Studying Trauma’s Imprint

To that end, The Connor Group Kids and Community Partners has donated $625,000 to this research. McLean must match the gift in equal amount and is seeking additional philanthropic support to achieve this goal. “Our community has been particularly impacted by economic hardship and as an organization, we’ve invested in different projects to pull kids out of generational poverty,” said Larry Connor, a member of McLean’s National Council and managing partner of The Connor Group, which created the nonprofit. “When we learned about Kerry’s work, trying to explain why some people are resilient and others are not, we were intrigued. We are investors in people, and we want to fund life-changing work that can impact as many people as possible.”

The investment will fund a five-year, intergenerational study of 1,000 Ohio parents and their children, studying their DNA and interviewing them annually about their lives: What stress and trauma have they endured? What psychiatric or physical symptoms have they endured? Do they have attention difficulties or problems with aggression? Are they faring well in certain areas of life or struggling in others? The concept is to connect what Ressler and his colleagues are learning about participants’ genes with the way their lives unfold. The hope is to better understand how trauma’s imprint may be passed down from generation to generation. The funding also will support other cutting-edge epigenetic research by Ressler and his lab.

Better Treatments and Interventions

Dr. Ressler hopes the research will yield short-term and longer-term outcomes, starting with the discovery of an objective way to predict which people exposed to trauma will go on to develop illnesses like post-traumatic stress disorder (PTSD). By getting better at predicting trauma’s impact, clinicians could customize treatments for this vulnerable population.
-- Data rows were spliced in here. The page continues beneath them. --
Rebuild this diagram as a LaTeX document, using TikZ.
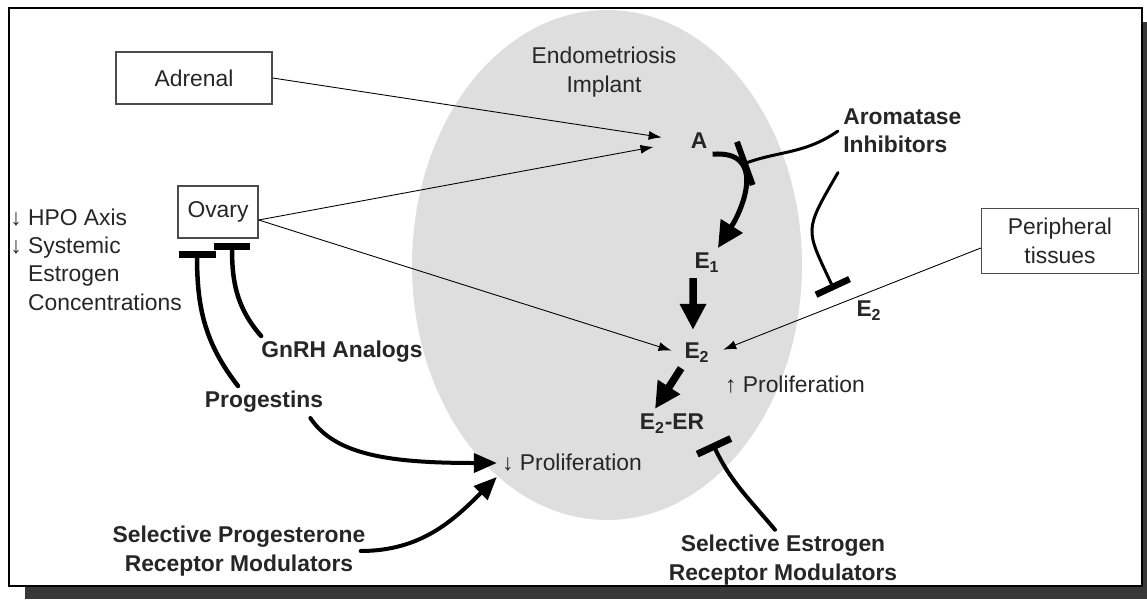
\documentclass[tikz,border=0pt]{standalone}
\usepackage{fontspec}
\setmainfont{Liberation Sans}
\usepackage{tikz}
\usetikzlibrary{arrows.meta}
\usetikzlibrary{positioning}
\tikzset{
    txt/.style={
           font=\fontsize{13}{16.2}\selectfont,
           text=black!85,
           inner sep=0.1cm,
           align=center,
           },
    bold/.style={
           txt,
           font=\fontsize{13}{16.2}\selectfont\bfseries,
           },
    box/.style={
           txt,
           draw=black!70, line width=0.8pt,
           fill=white,
           },
    thinarrow/.style={-{Latex[length=0.26cm,width=0.18cm]}, line width=0.5pt},
    bigarrow/.style={-{Triangle[length=0.52cm,width=0.5cm]}, line width=0.15cm},
    curvearrow/.style={-{Triangle[length=0.46cm,width=0.38cm]}, line width=0.08cm, line cap=round},
    blocker/.style={-{Bar[width=0.74cm,line width=0.14cm 0]}, line width=0.09cm, line cap=round},
    thinblocker/.style={-{Bar[width=0.74cm,line width=0.13cm 0]}, line width=0.06cm, line cap=round},
}

\begin{document}
\begin{tikzpicture}[x=0.02cm, y=-0.02cm]
\useasboundingbox (0,0) rectangle (1147,599);
\fill[black!78] (25,22) rectangle (1147,599);
\draw[fill=white, line width=1.2pt] (9,8) rectangle (1142,586);
\fill[black!13] (607,265) ellipse [x radius=3.9cm, y radius=5.1cm];

\node[box, minimum width=3.12cm, minimum height=1.04cm] (adrenal) at (194,78) {Adrenal};
\node[box, minimum width=1.6cm, minimum height=1.04cm] (ovary) at (218,212) {Ovary};
\node[box, minimum width=3.14cm, minimum height=1.3cm] (periph) at (1060,241) {Peripheral\\tissues};
\node[txt] (implant) at (604,72) {Endometriosis\\Implant};
\node[txt, anchor=west, inner sep=0pt, align=left] (hpo) at (10,262) {%
  \begin{tabular}{@{}l@{ }l@{}}
  ↓ & HPO Axis\\
  ↓ & Systemic\\
    & Estrogen\\
    & Concentrations
  \end{tabular}};

\node[bold] (a) at (699,141) {A};
\node[bold] (e1) at (707,263) {E\textsubscript{1}};
\node[bold] (e2) at (697,353) {E\textsubscript{2}};
\node[bold] (e2p) at (869,311) {E\textsubscript{2}};
\node[bold] (e2er) at (672,424) {E\textsubscript{2}-ER};
\node[txt] (upprolif) at (795,385) {↑ Proliferation};
\node[txt] (downprolif) at (572,463) {↓ Proliferation};
\node[bold, anchor=west, align=left] (ai) at (838,131) {Aromatase\\Inhibitors};
\node[bold] (gnrh) at (342,352) {GnRH Analogs};
\node[bold] (prog) at (264,402) {Progestins};
\node[bold] (sprm) at (239,551) {Selective Progesterone\\Receptor Modulators};
\node[bold] (serm) at (783,560) {Selective Estrogen\\Receptor Modulators};

\draw[thinarrow, shorten >=0.48cm] (adrenal.east) -- (a.west);
\draw[thinarrow, shorten >=0.65cm] ([yshift=-0.16cm]ovary.east) -- (a.west);
\draw[thinarrow, shorten >=0.16cm] ([yshift=-0.16cm]ovary.east) -- (e2.west);
\draw[thinarrow, shorten >=0.18cm] ([yshift=-0.14cm]periph.west) -- (e2.east);

\draw[bigarrow, line width=0.1cm] (a.south east) .. controls (765,150) and (745,205) .. ([xshift=0.22cm]e1.north) coordinate[pos=0.3] (cut);
\draw[bigarrow] ([xshift=-0.28cm]e1.south) -- ([xshift=-0.08cm,yshift=0.16cm]e2.north);
\draw[bigarrow] ([xshift=0.04cm]e2.south west) -- ([xshift=-0.34cm]e2er.north);

\draw[thinblocker, -{Bar[width=0.92cm,line width=0.12cm 0]}] (ai.west) to[out=215, in=20] (cut);
\draw[thinblocker] ([yshift=-0.28cm]ai.south west) to[out=240, in=115, looseness=1.5] ([xshift=-0.34cm,yshift=0.12cm]e2p.north west);

\draw[blocker] ([xshift=-0.52cm]prog.north) to[out=128, in=-90] ([xshift=-0.42cm,yshift=-0.24cm]ovary.south);
\draw[blocker] ([xshift=0.1cm]gnrh.north west) to[out=131, in=-90] ([xshift=0.28cm,yshift=-0.08cm]ovary.south);
\draw[blocker, line width=0.08cm] ([xshift=-0.16cm]serm.north) to[out=130, in=-65] ([xshift=0.06cm,yshift=-0.08cm]e2er.south east);

\draw[curvearrow] ([xshift=-0.36cm]prog.south east) .. controls (335,455) and (390,463) .. (downprolif.west);
\draw[curvearrow] ([xshift=-0.2cm]sprm.east) to[out=0, in=225] (downprolif.south west);
\end{tikzpicture}
\end{document}
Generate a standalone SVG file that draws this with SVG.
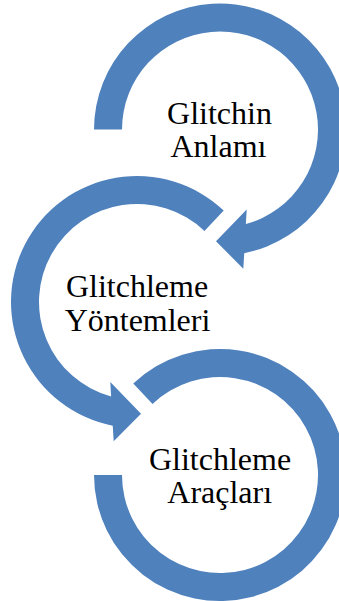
<svg xmlns="http://www.w3.org/2000/svg" width="339" height="601" viewBox="0 0 339 601">
<style>
.arc{fill:#4F81BD;stroke:none}
.lbl{font-family:"Liberation Serif","Times New Roman",serif;font-size:32px;fill:#000;text-anchor:middle}
</style>
<rect width="339" height="601" fill="#fff"/>
<g id="connectors">
</g>
<g id="node1">
<path class="arc" d="M94,129.5 A126,126 0 1 1 244.26,253.14 L243.3,268.8 L216,241.2 L246.7,209.5 L245.87,224.03 A98,98 0 1 0 122,129.5 Z"/>
<text class="lbl" x="219.5" y="124">Glitchin</text>
<text class="lbl" x="218.5" y="157">Anlamı</text>
</g>
<g id="node2">
<path class="arc" d="M223.73,210.6 A126,126 0 1 0 112.74,425.64 L113.7,441.3 L141,413.7 L110.3,382 L111.13,396.53 A98,98 0 1 1 204.46,230.92 Z"/>
<text class="lbl" x="137" y="296.7">Glitchleme</text>
<text class="lbl" x="137.5" y="330.7">Yöntemleri</text>
</g>
<g id="node3">
<path class="arc" d="M133.27,383.6 A126,126 0 1 1 94,475 L122,475 A98,98 0 1 0 152.54,403.92 Z"/>
<text class="lbl" x="220" y="470">Glitchleme</text>
<text class="lbl" x="219.7" y="503.3">Araçları</text>
</g>
</svg>
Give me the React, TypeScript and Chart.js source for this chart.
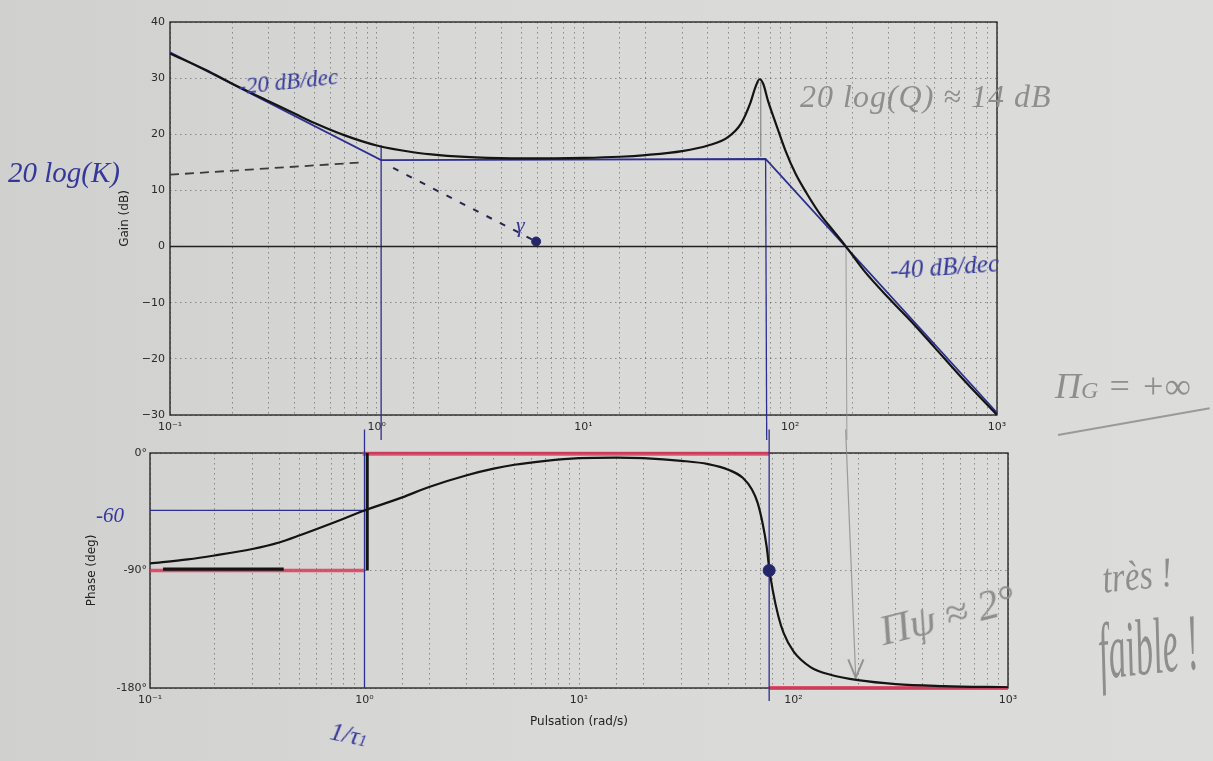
import React, { useEffect, useRef } from "react";
import { Chart, registerables } from "chart.js";

Chart.register(...registerables);

// ---------------- data ----------------
const decadeValues = [0.1, 1, 10, 100, 1000];
const decadeLabels = ["10⁻¹", "10⁰", "10¹", "10²", "10³"];

const gainTicks = [40, 30, 20, 10, 0, -10, -20, -30];
const gainTickLabels = ["40", "30", "20", "10", "0", "−10", "−20", "−30"];
const phaseTicks = [0, -90, -180];
const phaseTickLabels = ["0°", "-90°", "-180°"];

// gain curve (rad/s, dB)
const omegaGain = [0.1, 0.15, 0.2, 0.3, 0.4, 0.5, 0.7, 1, 1.5, 2, 3, 5, 10, 15, 20, 30, 40, 50, 58, 64, 68, 71, 74, 78, 85, 95, 106, 120, 141, 160, 186, 230, 300, 400, 500, 700, 1000];
const gainDb = [34.4, 31.4, 29, 25.9, 23.7, 22, 19.8, 18, 16.8, 16.3, 15.9, 15.7, 15.8, 16, 16.3, 17, 18, 19.5, 22, 25.5, 28.5, 29.8, 29, 26, 22, 17, 13, 9.5, 5.5, 3, 0, -4.5, -9.2, -14, -18, -24, -30];

// phase curve (rad/s, deg)
const omegaPhase = [0.1, 0.15, 0.2, 0.3, 0.4, 0.5, 0.7, 1, 1.5, 2, 3, 4, 5, 7, 10, 15, 20, 30, 40, 50, 58, 64, 68, 72, 75, 77, 80, 85, 90, 100, 120, 150, 200, 300, 500, 1000];
const phaseDeg = [-84.5, -81.5, -78.5, -73.5, -68.5, -63, -54, -44, -34, -26, -17, -12, -9, -6, -4, -3.5, -4, -6, -8.5, -13, -19, -28, -38, -55, -72, -88, -105, -125, -138, -152, -164, -170, -174, -177, -178.5, -179.5];

// gain asymptotes and hand-drawn marks
const asymGainX = [0.1, 1.05, 76, 1000];
const asymGainY = [34.6, 15.4, 15.6, -29.6];
const zeroLineX = [0.1, 1000];
const zeroLineY = [0, 0];
const kDashX = [0.1, 0.85];
const kDashY = [12.8, 15];
const gammaDashX = [1.2, 5.9];
const gammaDashY = [14, 0.9];
const gammaPointX = [5.9];
const gammaPointY = [0.9];
const corner1GainX = [1.05, 1.05];
const corner1GainY = [18, -38];
const corner2GainX = [76, 77];
const corner2GainY = [15.6, -38];
const peakArrowX = [72, 72];
const peakArrowY = [16, 29.3];
const crossGainX = [186, 188];
const crossGainY = [0, -36];

// phase asymptotes and hand-drawn marks
const redLowX = [0.1, 1];
const redLowY = [-90, -90];
const redMidX = [0.98, 77];
const redMidY = [-0.5, -0.5];
const redHighX = [77, 1000];
const redHighY = [-180, -180];
const jumpX = [1.03, 1.03];
const jumpY = [-90, 0];
const boldLowX = [0.115, 0.42];
const boldLowY = [-89, -89];
const blueHorizX = [0.1, 1.0];
const blueHorizY = [-44, -44];
const blueV1X = [1.0, 1.0];
const blueV1Y = [18, -180];
const blueV2X = [77, 77];
const blueV2Y = [18, -190];
const phaseDotX = [77];
const phaseDotY = [-90];
const crossPhaseX = [175, 195];
const crossPhaseY = [18, -172];
const arrowHeadX = [180, 195, 212];
const arrowHeadY = [-158, -172, -158];

// ---------------- helpers ----------------
const pts = (xs: number[], ys: number[]) => xs.map((x, i) => ({ x, y: ys[i] }));

const BLACK = "#141414";
const BLUE = "#2d2f8e";
const RED = "rgba(221,58,92,0.85)";
const GRAY = "rgba(120,120,120,0.85)";
const FONT = "'DejaVu Sans', sans-serif";

const line = (xs: number[], ys: number[], color: string, width: number, extra: any = {}) => ({
  data: pts(xs, ys),
  borderColor: color,
  backgroundColor: color,
  borderWidth: width,
  pointRadius: 0,
  fill: false,
  tension: 0,
  ...extra,
});

const decadeLabel = (v: number) => {
  const i = decadeValues.findIndex((d) => Math.abs(Math.log10(v) - Math.log10(d)) < 1e-6);
  return i >= 0 ? decadeLabels[i] : "";
};

const framePlugin = {
  id: "frame",
  beforeDatasetsDraw(chart: any) {
    const { ctx, chartArea } = chart;
    ctx.save();
    ctx.strokeStyle = "#1c1c1c";
    ctx.lineWidth = 1.3;
    ctx.setLineDash([]);
    ctx.strokeRect(chartArea.left, chartArea.top, chartArea.right - chartArea.left, chartArea.bottom - chartArea.top);
    ctx.restore();
  },
};

const gridOpts = { color: "rgba(60,60,60,0.5)", lineWidth: 1, drawTicks: false };
const borderOpts = { display: false, dash: [1.5, 3.5] };
const tickFont = { family: FONT, size: 11 };

const xAxis = (height: number, title?: string) => ({
  type: "logarithmic",
  min: 0.1,
  max: 1000,
  ticks: {
    autoSkip: false,
    maxRotation: 0,
    minRotation: 0,
    padding: 6,
    color: "#2a2a2a",
    font: tickFont,
    callback: (v: any) => decadeLabel(Number(v)),
  },
  grid: gridOpts,
  border: borderOpts,
  title: title
    ? { display: true, text: title, color: "#222", font: { family: FONT, size: 12 }, padding: { top: 0, bottom: 7 } }
    : { display: false },
  afterFit: (s: any) => {
    s.height = height;
  },
});

export default function App() {
  const gainRef = useRef<HTMLCanvasElement | null>(null);
  const phaseRef = useRef<HTMLCanvasElement | null>(null);

  useEffect(() => {
    if (!gainRef.current || !phaseRef.current) return;

    const gainChart = new Chart(gainRef.current, {
      type: "line",
      data: {
        datasets: [
          line(omegaGain, gainDb, BLACK, 2.2, { cubicInterpolationMode: "monotone" }),
          line(asymGainX, asymGainY, BLUE, 1.8),
          line(zeroLineX, zeroLineY, "#222", 1.6),
          line(kDashX, kDashY, "#3b3b3b", 1.8, { borderDash: [9, 6] }),
          line(gammaDashX, gammaDashY, "#24264f", 2, { borderDash: [6, 9] }),
          line(gammaPointX, gammaPointY, BLUE, 1, { pointRadius: 4.5, pointBackgroundColor: "#25276a", pointBorderColor: "#25276a" }),
          line(corner1GainX, corner1GainY, BLUE, 1.3, { clip: false }),
          line(corner2GainX, corner2GainY, BLUE, 1.3, { clip: false }),
          line(peakArrowX, peakArrowY, GRAY, 1.2),
          line(crossGainX, crossGainY, "rgba(140,140,140,0.8)", 1, { clip: false }),
        ] as any,
      },
      options: {
        animation: false,
        responsive: true,
        maintainAspectRatio: false,
        layout: { padding: { left: 118, right: 216, top: 22, bottom: 0 } },
        plugins: { legend: { display: false }, tooltip: { enabled: false } },
        scales: {
          x: xAxis(25) as any,
          y: {
            min: -30,
            max: 40,
            ticks: {
              stepSize: 10,
              padding: 5,
              color: "#2a2a2a",
              font: tickFont,
              callback: (v: any) => {
                const i = gainTicks.indexOf(Number(v));
                return i >= 0 ? gainTickLabels[i] : "";
              },
            },
            grid: gridOpts,
            border: borderOpts,
            title: { display: true, text: "Gain (dB)", color: "#222", font: { family: FONT, size: 12 }, padding: 0 },
            afterFit: (s: any) => {
              s.width = 52;
            },
          } as any,
        },
      },
      plugins: [framePlugin],
    });

    const phaseChart = new Chart(phaseRef.current, {
      type: "line",
      data: {
        datasets: [
          line(phaseDotX, phaseDotY, BLUE, 1, { pointRadius: 6, pointBackgroundColor: "#24266b", pointBorderColor: "#24266b" }),
          line(omegaPhase, phaseDeg, BLACK, 2.2, { cubicInterpolationMode: "monotone" }),
          line(jumpX, jumpY, BLACK, 3),
          line(boldLowX, boldLowY, BLACK, 3.2),
          line(blueHorizX, blueHorizY, BLUE, 1.3),
          line(blueV1X, blueV1Y, BLUE, 1.3, { clip: false }),
          line(blueV2X, blueV2Y, BLUE, 1.3, { clip: false }),
          line(redLowX, redLowY, RED, 3.5),
          line(redMidX, redMidY, RED, 4, { clip: false }),
          line(redHighX, redHighY, RED, 4, { clip: false }),
          line(crossPhaseX, crossPhaseY, "rgba(140,140,140,0.8)", 1.2, { clip: false }),
          line(arrowHeadX, arrowHeadY, "rgba(140,140,140,0.9)", 2),
        ] as any,
      },
      options: {
        animation: false,
        responsive: true,
        maintainAspectRatio: false,
        layout: { padding: { left: 85, right: 205, top: 28, bottom: 25 } },
        plugins: { legend: { display: false }, tooltip: { enabled: false } },
        scales: {
          x: xAxis(48, "Pulsation (rad/s)") as any,
          y: {
            min: -180,
            max: 0,
            ticks: {
              stepSize: 90,
              padding: 3,
              color: "#2a2a2a",
              font: tickFont,
              callback: (v: any) => {
                const i = phaseTicks.indexOf(Number(v));
                return i >= 0 ? phaseTickLabels[i] : "";
              },
            },
            grid: gridOpts,
            border: borderOpts,
            title: { display: true, text: "Phase (deg)", color: "#222", font: { family: FONT, size: 12 }, padding: 0 },
            afterFit: (s: any) => {
              s.width = 65;
            },
          } as any,
        },
      },
      plugins: [framePlugin],
    });

    return () => {
      gainChart.destroy();
      phaseChart.destroy();
    };
  }, []);

  const hand = "'Liberation Serif', serif";
  const ink = "#34389a";
  const pencil = "#8e8e8e";
  const note = (extra: React.CSSProperties): React.CSSProperties => ({
    position: "absolute",
    whiteSpace: "nowrap",
    pointerEvents: "none",
    fontFamily: hand,
    fontStyle: "italic",
    lineHeight: 1,
    ...extra,
  });

  return (
    <div
      style={{
        position: "absolute",
        left: 0,
        top: 0,
        width: 1213,
        height: 761,
        overflow: "hidden",
        background: "linear-gradient(90deg, #d0d0ce 0%, #d9d9d7 45%, #dcdcda 100%)",
      }}
    >
      <div style={{ position: "absolute", left: 0, top: 0, width: 1213, height: 440 }}>
        <canvas ref={gainRef} />
      </div>
      <div style={{ position: "absolute", left: 0, top: 425, width: 1213, height: 336 }}>
        <canvas ref={phaseRef} />
      </div>

      <div style={note({ left: 238, top: 70, fontSize: 23, color: ink, transform: "rotate(-6deg)" })}>-20 dB/dec</div>
      <div style={note({ left: 800, top: 80, fontSize: 32, color: pencil, letterSpacing: 1 })}>20 log(Q) ≈ 14 dB</div>
      <div style={note({ left: 890, top: 254, fontSize: 25, color: ink, transform: "rotate(-4deg)" })}>-40 dB/dec</div>
      <div style={note({ left: 8, top: 158, fontSize: 29, color: ink })}>20 log(K)</div>
      <div style={note({ left: 516, top: 214, fontSize: 22, color: ink })}>γ</div>
      <div style={note({ left: 1055, top: 368, fontSize: 36, color: pencil })}>
        Π<span style={{ fontSize: 24 }}>G</span> = +∞
      </div>
      <div
        style={{
          position: "absolute",
          left: 1058,
          top: 434,
          width: 154,
          borderTop: "2px solid #9a9a9a",
          transform: "rotate(-10deg)",
          transformOrigin: "left center",
        }}
      />
      <div style={note({ left: 96, top: 505, fontSize: 21, color: ink })}>-60</div>
      <div style={note({ left: 330, top: 722, fontSize: 26, color: ink, transform: "rotate(12deg)" })}>
        1/τ<span style={{ fontSize: 16 }}>1</span>
      </div>
      <div style={note({ left: 878, top: 594, fontSize: 42, color: pencil, transform: "rotate(-14deg)" })}>Πψ ≈ 2°</div>
      <div style={note({ left: 1100, top: 558, fontSize: 42, color: pencil, transform: "rotate(-6deg) scaleX(0.8)", transformOrigin: "left top" })}>très !</div>
      <div style={note({ left: 1094, top: 612, fontSize: 50, color: pencil, transform: "rotate(-6deg) scaleX(0.7) scaleY(1.6)", transformOrigin: "left top" })}>faible !</div>
    </div>
  );
}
Further down the road would be the development of better medications and even technologies that could “edit” the epigenome of trauma-exposed people and prevent the development of trauma-related illness.

The Implications of the Research Are Far-Reaching

“If you have a set of biomarkers—that is, biological changes that can be measured—that are highly associated with trauma, this would be a tool to help emergency departments, pediatricians, foster programs, and other social service organizations intervene in more meaningful ways,” said Ressler.

Dr. Ressler added that he is tremendously grateful to The Connor Group Kids and Community Partners for their generosity. “We want to be able to help this generation of kids and the generations that follow.”